“We don’t have enough data to make good decisions! “ Have you heard a similar complaint at your office? It may be a valid frustration but the root cause of the problem is off the mark.
The details of the problem are nicely captured in an article by Lawrence Buettner of Wausau Financial Systems. The following are an interpretation of his conclusions as they apply to community financial institutions (CFIs):
- CFIs are awash in data but they are unable to use it effectively
- They know they need help with these data problems but don’t know where to begin
- They perceive a difficulty in balancing the transaction needs of customers and the analytical needs of internal management
The first point breaks down into two parts:
- Data is disconnected in separate “silos”.
- There is a lack of easy-to-use analytical and data visualization tools.
These two issues are closely related. For example, a CFI might acquire a cutting edge data visualization tool. Yet, if the underlying data is not properly structured, the power of the tool is wasted. Conversely, if the data is staged in a state-of-the-art data warehouse but the proper analytical tools are not used, the full potential of the data is not realized.
Regarding the second point, the best place to begin is with the data itself. CFIs need to take an inventory of available data sources and prioritize them in terms of strategic importance. Many CFIs find that data from their core processor is the most critical. Organizing this data for analytical purposes is often the most effective place to start. The core data can be organized to allow easy integration with ancillary systems in future projects.

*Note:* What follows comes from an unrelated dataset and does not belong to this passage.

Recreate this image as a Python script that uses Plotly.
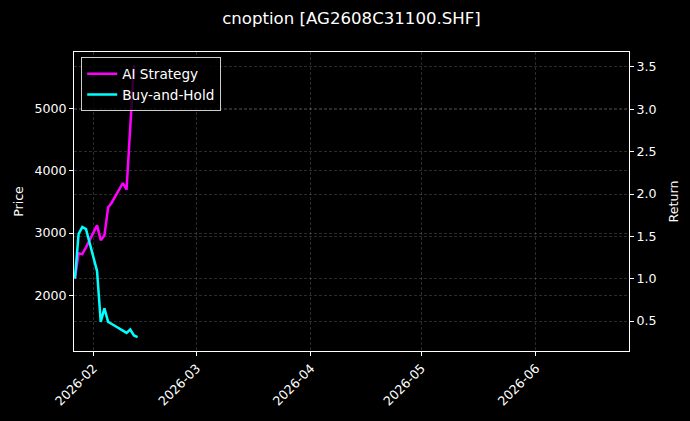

The final point of needing to balance operational transaction requirements with analytical needs is a false perception. In fact, the two are entirely complementary. Operational transaction systems are properly oriented toward processing efficiency. Staging this data for powerful analytics involves making a copy of this data and storing the copy in a separate database. The copy is then re-organized to be optimal for analytics. The copying process is engineered to cause minimal impact on transaction processing so CFIs can have both efficiency in daily operations while building an analytical powerhouse.
Community financial institutions definitely face serious issues in using their data effectively. The bad news is that many CFIs perceive these issues are beyond their ability to solve. The good news is that technology innovations have increased the options for CFIs so they can plan and implement effective and affordable solutions.